Code that draws figures
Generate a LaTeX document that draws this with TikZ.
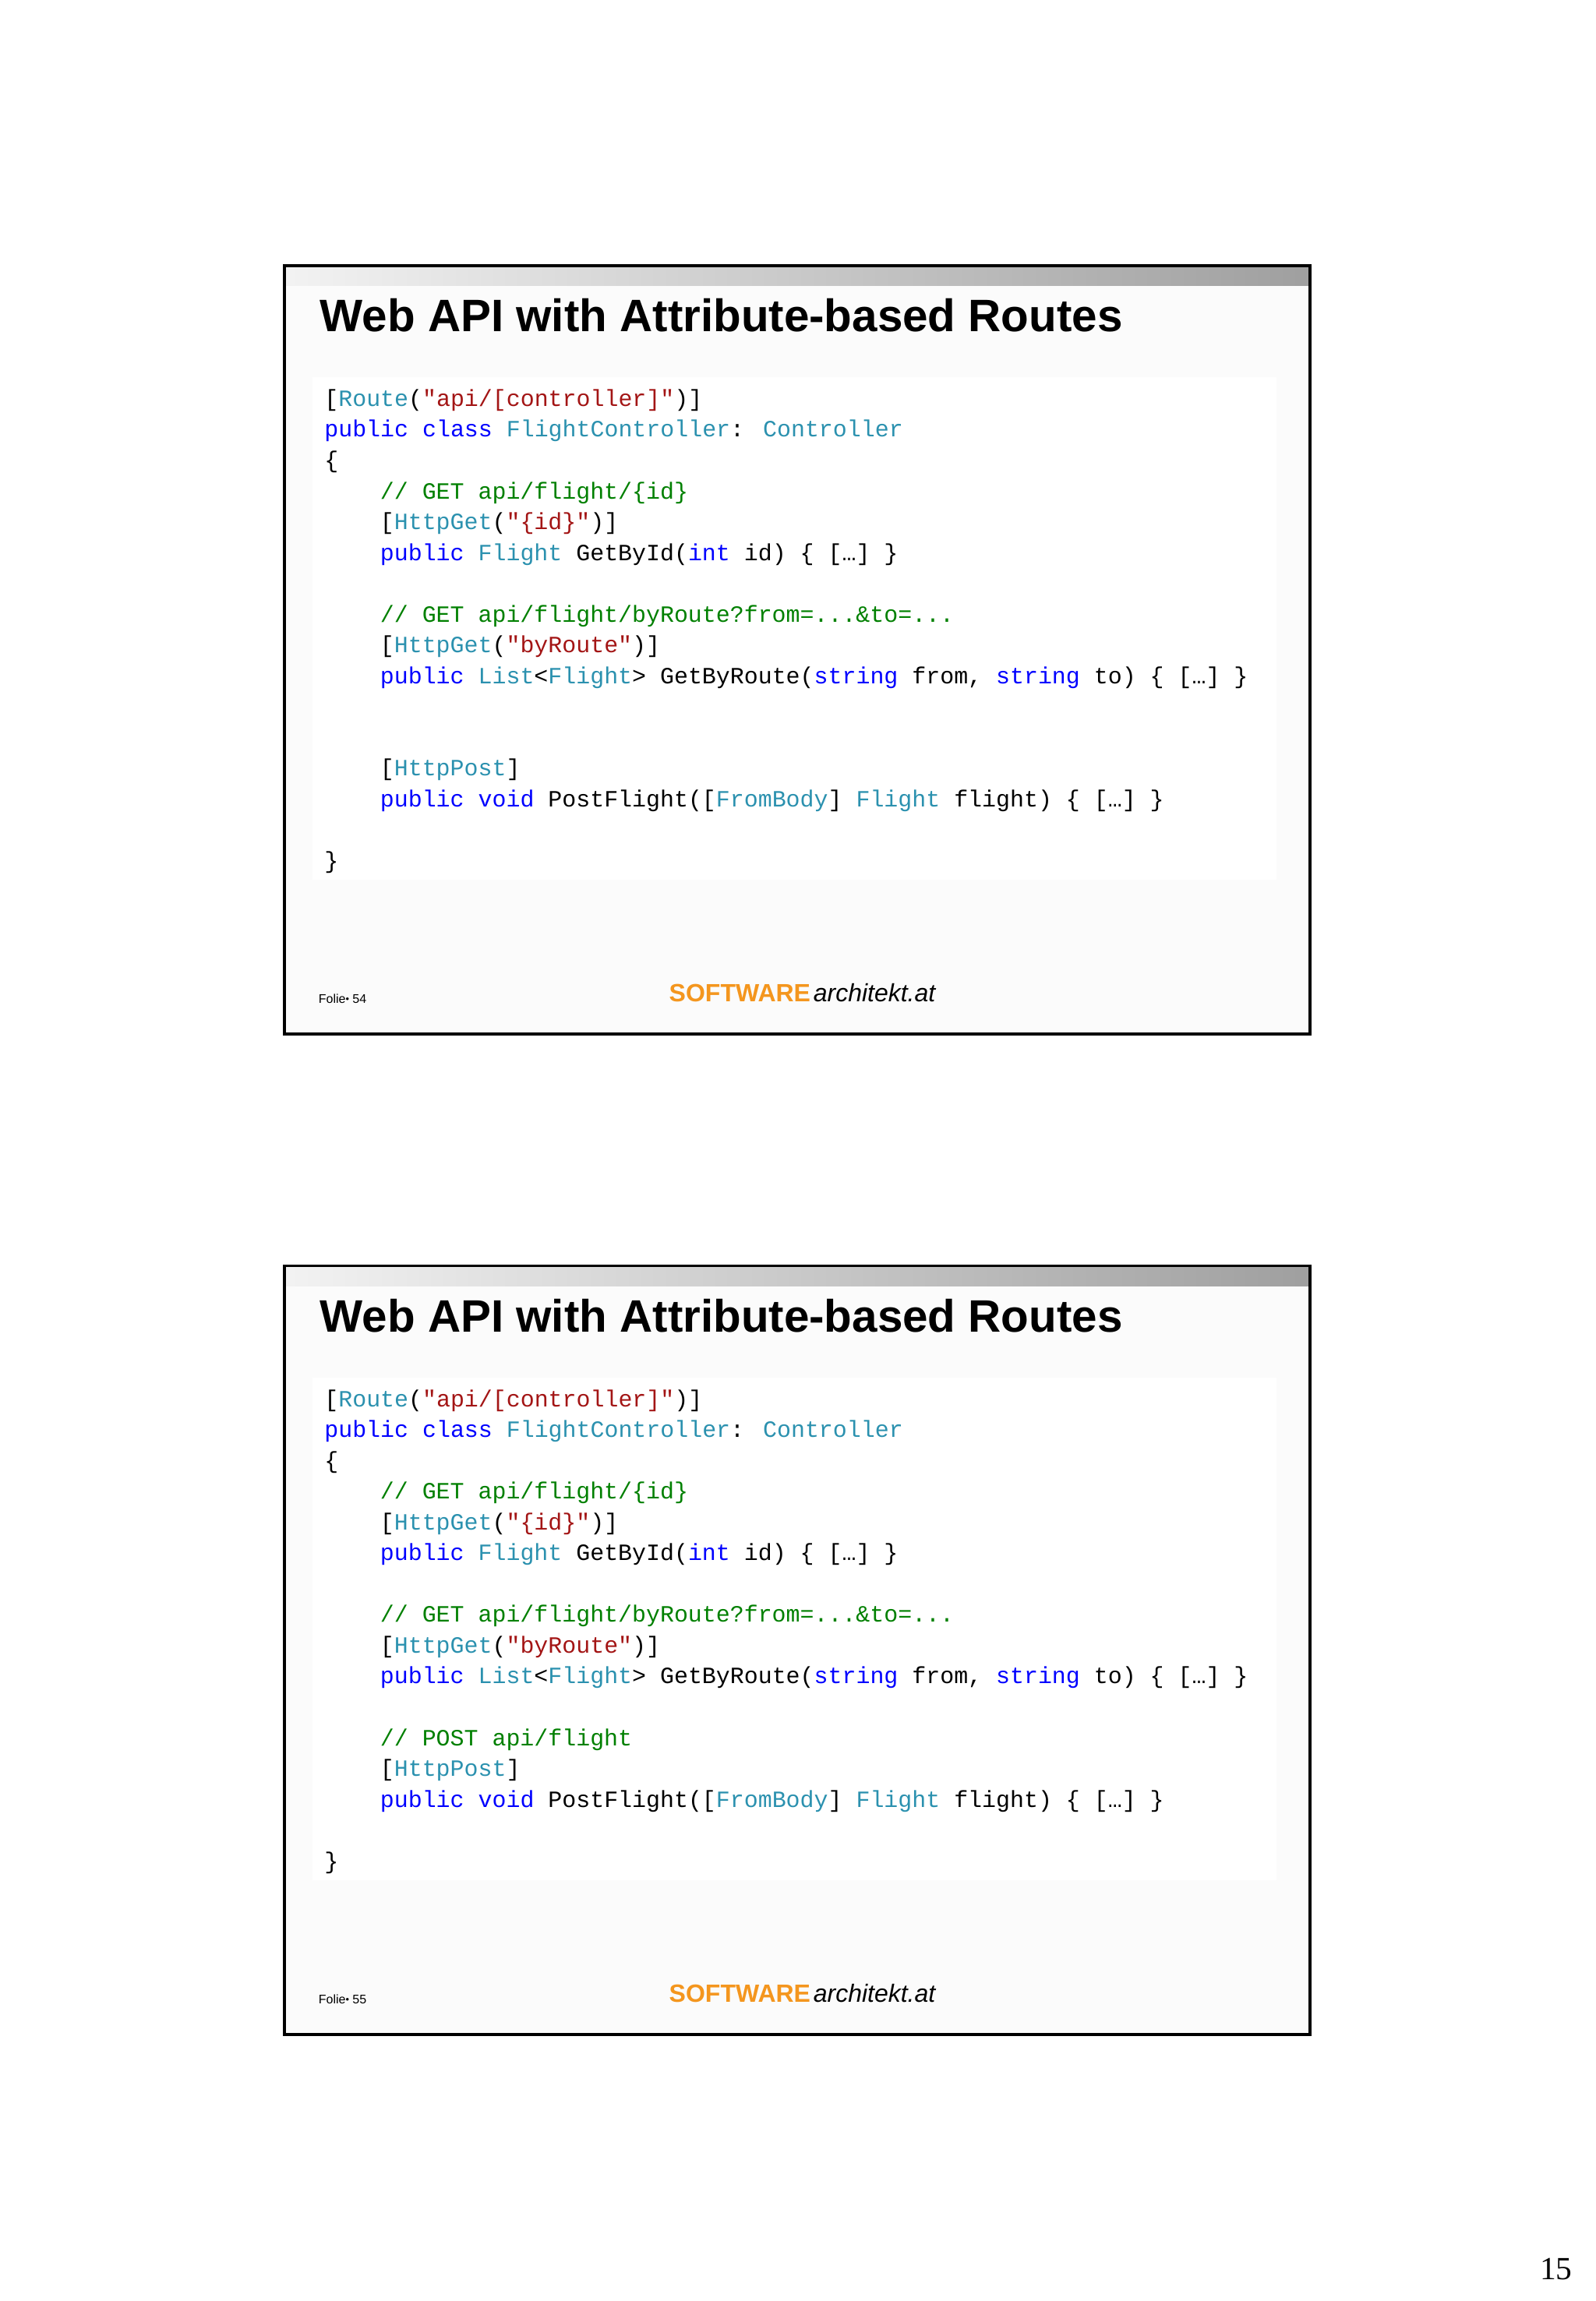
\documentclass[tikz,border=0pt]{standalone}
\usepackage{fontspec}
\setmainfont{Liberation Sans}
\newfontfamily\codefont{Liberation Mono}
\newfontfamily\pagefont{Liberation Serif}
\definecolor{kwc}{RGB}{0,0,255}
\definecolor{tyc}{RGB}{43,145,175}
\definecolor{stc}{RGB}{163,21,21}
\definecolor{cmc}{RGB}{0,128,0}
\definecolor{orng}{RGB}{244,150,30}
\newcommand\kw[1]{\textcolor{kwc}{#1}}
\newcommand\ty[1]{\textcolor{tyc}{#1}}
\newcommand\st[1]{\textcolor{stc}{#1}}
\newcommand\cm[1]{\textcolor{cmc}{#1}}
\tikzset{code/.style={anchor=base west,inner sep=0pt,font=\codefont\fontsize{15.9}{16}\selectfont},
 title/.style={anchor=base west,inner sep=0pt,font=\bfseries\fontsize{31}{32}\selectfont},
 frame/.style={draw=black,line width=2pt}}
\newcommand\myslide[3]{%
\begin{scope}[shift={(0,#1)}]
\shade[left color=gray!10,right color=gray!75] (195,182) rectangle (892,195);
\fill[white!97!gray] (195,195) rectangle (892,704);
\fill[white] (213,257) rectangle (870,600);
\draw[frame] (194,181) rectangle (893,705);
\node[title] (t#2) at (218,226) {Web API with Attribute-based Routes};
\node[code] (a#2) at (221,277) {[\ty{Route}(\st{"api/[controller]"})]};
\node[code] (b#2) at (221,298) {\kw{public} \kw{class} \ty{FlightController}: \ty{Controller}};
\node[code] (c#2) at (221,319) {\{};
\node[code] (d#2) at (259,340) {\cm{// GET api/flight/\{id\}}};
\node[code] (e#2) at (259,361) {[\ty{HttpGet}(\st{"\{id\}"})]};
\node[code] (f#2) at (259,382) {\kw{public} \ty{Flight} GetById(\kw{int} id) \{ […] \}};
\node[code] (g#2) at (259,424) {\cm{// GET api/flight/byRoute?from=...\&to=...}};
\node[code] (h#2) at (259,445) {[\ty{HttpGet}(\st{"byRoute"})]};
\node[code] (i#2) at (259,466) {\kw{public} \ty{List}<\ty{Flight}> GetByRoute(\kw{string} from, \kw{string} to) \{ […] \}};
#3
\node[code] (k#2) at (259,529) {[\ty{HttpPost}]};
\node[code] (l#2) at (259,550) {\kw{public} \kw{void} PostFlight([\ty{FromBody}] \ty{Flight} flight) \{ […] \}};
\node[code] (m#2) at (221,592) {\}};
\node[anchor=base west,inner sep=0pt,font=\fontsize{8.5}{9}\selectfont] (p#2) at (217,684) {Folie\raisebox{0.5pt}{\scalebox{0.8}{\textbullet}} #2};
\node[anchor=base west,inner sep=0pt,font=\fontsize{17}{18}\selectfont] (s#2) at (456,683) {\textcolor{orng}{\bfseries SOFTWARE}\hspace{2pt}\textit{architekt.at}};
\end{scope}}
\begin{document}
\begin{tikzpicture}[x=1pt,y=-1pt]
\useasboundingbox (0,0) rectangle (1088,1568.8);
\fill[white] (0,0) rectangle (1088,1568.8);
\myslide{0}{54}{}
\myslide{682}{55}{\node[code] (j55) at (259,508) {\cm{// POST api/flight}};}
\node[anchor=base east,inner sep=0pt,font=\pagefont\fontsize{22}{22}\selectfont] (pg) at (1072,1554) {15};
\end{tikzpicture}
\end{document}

* * *

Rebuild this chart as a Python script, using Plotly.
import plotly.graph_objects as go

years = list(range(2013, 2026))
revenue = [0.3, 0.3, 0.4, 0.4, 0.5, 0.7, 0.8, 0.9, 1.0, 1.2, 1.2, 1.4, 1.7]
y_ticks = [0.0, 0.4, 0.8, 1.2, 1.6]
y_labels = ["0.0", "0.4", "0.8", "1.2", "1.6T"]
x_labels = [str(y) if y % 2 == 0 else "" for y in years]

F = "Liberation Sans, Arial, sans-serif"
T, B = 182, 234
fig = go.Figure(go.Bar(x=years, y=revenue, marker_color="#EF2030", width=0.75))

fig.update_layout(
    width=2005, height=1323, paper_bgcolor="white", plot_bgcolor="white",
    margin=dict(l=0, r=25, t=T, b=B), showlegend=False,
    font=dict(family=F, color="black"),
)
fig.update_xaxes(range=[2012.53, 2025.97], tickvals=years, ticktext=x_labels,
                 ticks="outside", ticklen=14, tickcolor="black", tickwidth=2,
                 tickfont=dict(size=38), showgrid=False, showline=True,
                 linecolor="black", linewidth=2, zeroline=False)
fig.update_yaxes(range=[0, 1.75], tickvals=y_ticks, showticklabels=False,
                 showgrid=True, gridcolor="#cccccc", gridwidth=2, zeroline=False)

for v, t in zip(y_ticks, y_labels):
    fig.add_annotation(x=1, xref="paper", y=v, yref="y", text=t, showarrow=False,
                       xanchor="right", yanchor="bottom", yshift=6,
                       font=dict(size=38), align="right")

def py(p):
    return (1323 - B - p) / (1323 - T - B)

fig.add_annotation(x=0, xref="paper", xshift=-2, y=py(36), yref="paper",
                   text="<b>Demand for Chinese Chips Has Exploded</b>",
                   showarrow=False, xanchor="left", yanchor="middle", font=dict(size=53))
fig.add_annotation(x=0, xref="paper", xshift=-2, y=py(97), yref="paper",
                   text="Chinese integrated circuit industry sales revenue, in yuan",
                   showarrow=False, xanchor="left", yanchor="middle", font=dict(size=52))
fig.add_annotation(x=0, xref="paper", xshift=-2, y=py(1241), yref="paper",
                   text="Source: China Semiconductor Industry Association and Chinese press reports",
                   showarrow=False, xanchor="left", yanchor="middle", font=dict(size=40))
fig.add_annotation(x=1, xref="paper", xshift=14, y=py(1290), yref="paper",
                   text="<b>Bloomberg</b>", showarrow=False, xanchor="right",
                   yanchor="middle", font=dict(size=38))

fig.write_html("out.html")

▶ _EXERCISE BRIEF_
Look through the material above. Copy each line where the word "with" appears.

▶ _SOLUTION TO THIS PROBLEM_
Generate a LaTeX document that draws this with TikZ.
\node[title] (t#2) at (218,226) {Web API with Attribute-based Routes};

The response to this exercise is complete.